To figure this out, I mostly used these two resources; buttons and switches and blinking LEDs. Initially the switch did nothing because I made the mistake of having the GPIO ribbon reversed. Heed this advice and make sure the single different colored wire on the ribbon--in my case, white--is oriented so it is towards the outside facing end of the Pi, not towards the middle. And on the topic of GPIO pin numbering, I am using BCM mode, which is a confusing topic for beginners like me and well explained here (down the page at A Word About GPIO Pin Numberings). The concept of pullup and pulldown resistors is still a little fuzzy to me, despite having dealt with it before with Arduinos, but I am pretty sure I have a pullup resistor here because there is no resistor between the button and ground. I need to attend a pullup/pulldown workshop, clearly.
So for the programming I used Python, which is typical on the Raspberry Pi. I made one Python program that 
  • configures the GPIO pins, 
  • turns on the LED when the button is pressed, 
  • runs a shell script that creates the /tmp/stream directory (for some reason it keeps disappearing) to store the images, 
  • starts the raspistill command, 
  • starts MJPG Streamer (if it's not already going), 
  • then turns off the LED when those finish. 
Note the trailing & after the MJPG Streamer command. That allows raspistill to start even though the MJPG Streamer process hasn't been stopped. The omission of & at the end of the raspistill command forces the LED to stay on until it has finished, though. The original program in the buttons and switches tutorial had prev_input = 0, but I had to change it to prev_input = 1, or the program would run without being pressed the first time, I think because my switch is being pulled high when open (not pressed), so ((not prev_input) and input) was initially true when prev_input was initialized to 0.
Here is startcam.py:
And here is the shell script startMBCam.txt:
I tried to get startcam.py to run at startup like is shown in the buttons and switches tutorial but MJPG Streamer would not run. I could tell the camera was snapping images but nothing was accessible at the streaming IP.
UPDATE: I got the program running automatically when the pi boots! I added the startCam.py program to the /etc/rc.local file to run it on startup, and included the full path to mjpg_streamer in the startMBCam.txt file: /home/pi/mjpg-streamer-code-182/mjpg-streamer/mjpg_streamer 
I also soldered a pretty sweet board for the button and LED, and connected them to the GPIO pins without the ribbon, just directly with female header connectors.

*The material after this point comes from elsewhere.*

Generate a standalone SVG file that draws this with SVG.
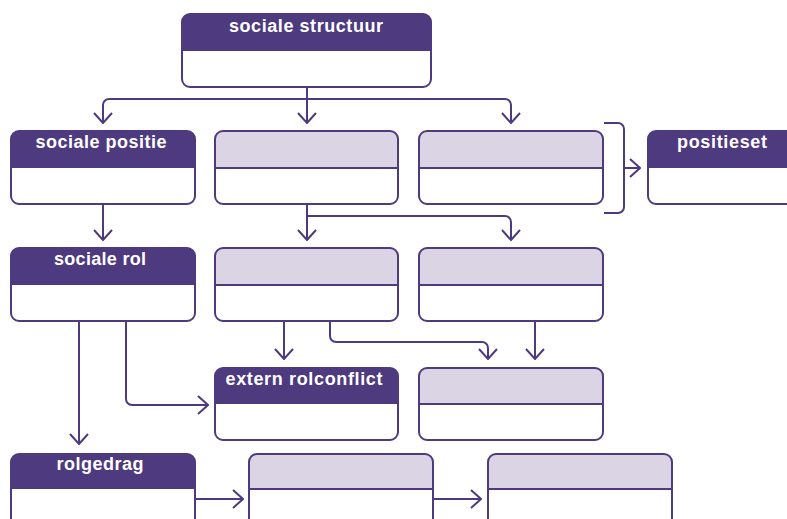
<svg xmlns="http://www.w3.org/2000/svg" width="787" height="519" viewBox="0 0 787 519">
<style>
.o{fill:none;stroke:#4d3a7f;stroke-width:2}
.hd{fill:#4d3a7f}
.hl{fill:#dbd4e5}
.dv{stroke:#4d3a7f;stroke-width:2}
.t{font-family:"Liberation Sans",Arial,sans-serif;font-weight:bold;font-size:18px;fill:#ffffff;text-anchor:middle}
.c{fill:none;stroke:#4d3a7f;stroke-width:2}
</style>
<defs>
<marker id="ar" viewBox="-12 -11 13 22" markerWidth="13" markerHeight="22" refX="0" refY="0" markerUnits="userSpaceOnUse" orient="auto">
<path d="M-10,-9 L0,0 L-10,9" fill="none" stroke="#4d3a7f" stroke-width="2" stroke-linejoin="miter"/>
</marker>
</defs>
<rect width="787" height="519" fill="#ffffff"/>

<g id="connectors">
<path class="c" d="M307,87 V123" marker-end="url(#ar)"/>
<path class="c" d="M307,99 H109 A6,6 0 0 0 103,105 V123" marker-end="url(#ar)"/>
<path class="c" d="M307,99 H505 A6,6 0 0 1 511,105 V123" marker-end="url(#ar)"/>
<path class="c" d="M103,204 V240" marker-end="url(#ar)"/>
<path class="c" d="M307,204 V240" marker-end="url(#ar)"/>
<path class="c" d="M307,216 H505 A6,6 0 0 1 511,222 V240" marker-end="url(#ar)"/>
<path class="c" d="M284,321 V359" marker-end="url(#ar)"/>
<path class="c" d="M330,321 V336 A6,6 0 0 0 336,342 H482 A6,6 0 0 1 488,348 V359" marker-end="url(#ar)"/>
<path class="c" d="M535,321 V359" marker-end="url(#ar)"/>
<path class="c" d="M79,321 V444" marker-end="url(#ar)"/>
<path class="c" d="M126,321 V399 A6,6 0 0 0 132,405 H208" marker-end="url(#ar)"/>
<path class="c" d="M195,499 H243" marker-end="url(#ar)"/>
<path class="c" d="M433,499 H481" marker-end="url(#ar)"/>
<path class="c" d="M604,123 H618 A6,6 0 0 1 624,129 V207 A6,6 0 0 1 618,213 H604"/>
<path class="c" d="M624,168 H640" marker-end="url(#ar)"/>
</g>

<g id="sociale-structuur">
<path class="hd" d="M182,51 V22 A8,8 0 0 1 190,14 H423 A8,8 0 0 1 431,22 V51 Z"/>
<rect class="o" x="182" y="14" width="249" height="73" rx="8"/>
<text class="t" x="306" y="31.5" textLength="154">sociale  structuur</text>
</g>

<g id="sociale-positie">
<path class="hd" d="M11,168 V139 A8,8 0 0 1 19,131 H187 A8,8 0 0 1 195,139 V168 Z"/>
<rect class="o" x="11" y="131" width="184" height="73" rx="8"/>
<text class="t" x="101" y="148" textLength="131">sociale  positie</text>
</g>

<g id="positie-2">
<path class="hl" d="M215,168 V139 A8,8 0 0 1 223,131 H390 A8,8 0 0 1 398,139 V168 Z"/>
<line class="dv" x1="215" y1="168" x2="398" y2="168"/>
<rect class="o" x="215" y="131" width="183" height="73" rx="8"/>
</g>

<g id="positie-3">
<path class="hl" d="M419,168 V139 A8,8 0 0 1 427,131 H595 A8,8 0 0 1 603,139 V168 Z"/>
<line class="dv" x1="419" y1="168" x2="603" y2="168"/>
<rect class="o" x="419" y="131" width="184" height="73" rx="8"/>
</g>

<g id="positieset">
<path class="hd" d="M648,168 V139 A8,8 0 0 1 656,131 H830 V168 Z"/>
<rect class="o" x="648" y="131" width="184" height="73" rx="8"/>
<text class="t" x="722" y="147.5" textLength="90">positieset</text>
</g>

<g id="sociale-rol">
<path class="hd" d="M11,285 V256 A8,8 0 0 1 19,248 H187 A8,8 0 0 1 195,256 V285 Z"/>
<rect class="o" x="11" y="248" width="184" height="73" rx="8"/>
<text class="t" x="100" y="265" textLength="92">sociale  rol</text>
</g>

<g id="rol-2">
<path class="hl" d="M215,285 V256 A8,8 0 0 1 223,248 H390 A8,8 0 0 1 398,256 V285 Z"/>
<line class="dv" x1="215" y1="285" x2="398" y2="285"/>
<rect class="o" x="215" y="248" width="183" height="73" rx="8"/>
</g>

<g id="rol-3">
<path class="hl" d="M419,285 V256 A8,8 0 0 1 427,248 H595 A8,8 0 0 1 603,256 V285 Z"/>
<line class="dv" x1="419" y1="285" x2="603" y2="285"/>
<rect class="o" x="419" y="248" width="184" height="73" rx="8"/>
</g>

<g id="extern-rolconflict">
<path class="hd" d="M215,404 V376 A8,8 0 0 1 223,368 H390 A8,8 0 0 1 398,376 V404 Z"/>
<rect class="o" x="215" y="368" width="183" height="72" rx="8"/>
<text class="t" x="304" y="385" textLength="157">extern  rolconflict</text>
</g>

<g id="conflict-2">
<path class="hl" d="M419,404 V376 A8,8 0 0 1 427,368 H595 A8,8 0 0 1 603,376 V404 Z"/>
<line class="dv" x1="419" y1="404" x2="603" y2="404"/>
<rect class="o" x="419" y="368" width="184" height="72" rx="8"/>
</g>

<g id="rolgedrag">
<path class="hd" d="M11,489 V462 A8,8 0 0 1 19,454 H187 A8,8 0 0 1 195,462 V489 Z"/>
<rect class="o" x="11" y="454" width="184" height="100" rx="8"/>
<text class="t" x="100" y="470" textLength="87">rolgedrag</text>
</g>

<g id="gedrag-2">
<path class="hl" d="M249,489 V462 A8,8 0 0 1 257,454 H425 A8,8 0 0 1 433,462 V489 Z"/>
<line class="dv" x1="249" y1="489" x2="433" y2="489"/>
<rect class="o" x="249" y="454" width="184" height="100" rx="8"/>
</g>

<g id="gedrag-3">
<path class="hl" d="M488,489 V462 A8,8 0 0 1 496,454 H664 A8,8 0 0 1 672,462 V489 Z"/>
<line class="dv" x1="488" y1="489" x2="672" y2="489"/>
<rect class="o" x="488" y="454" width="184" height="100" rx="8"/>
</g>
</svg>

Creating a box for the camera

For this part I found a nice Raspberry Pi Camera case design on Thingiverse and used Tinkercad to modify it a little. I moved the ball connection to the bottom of the camera case front and flattened the ball socket.

The next and final step will be mounting the whole apparatus near our Makerbot with power and ethernet attached, but that will have to wait until after break.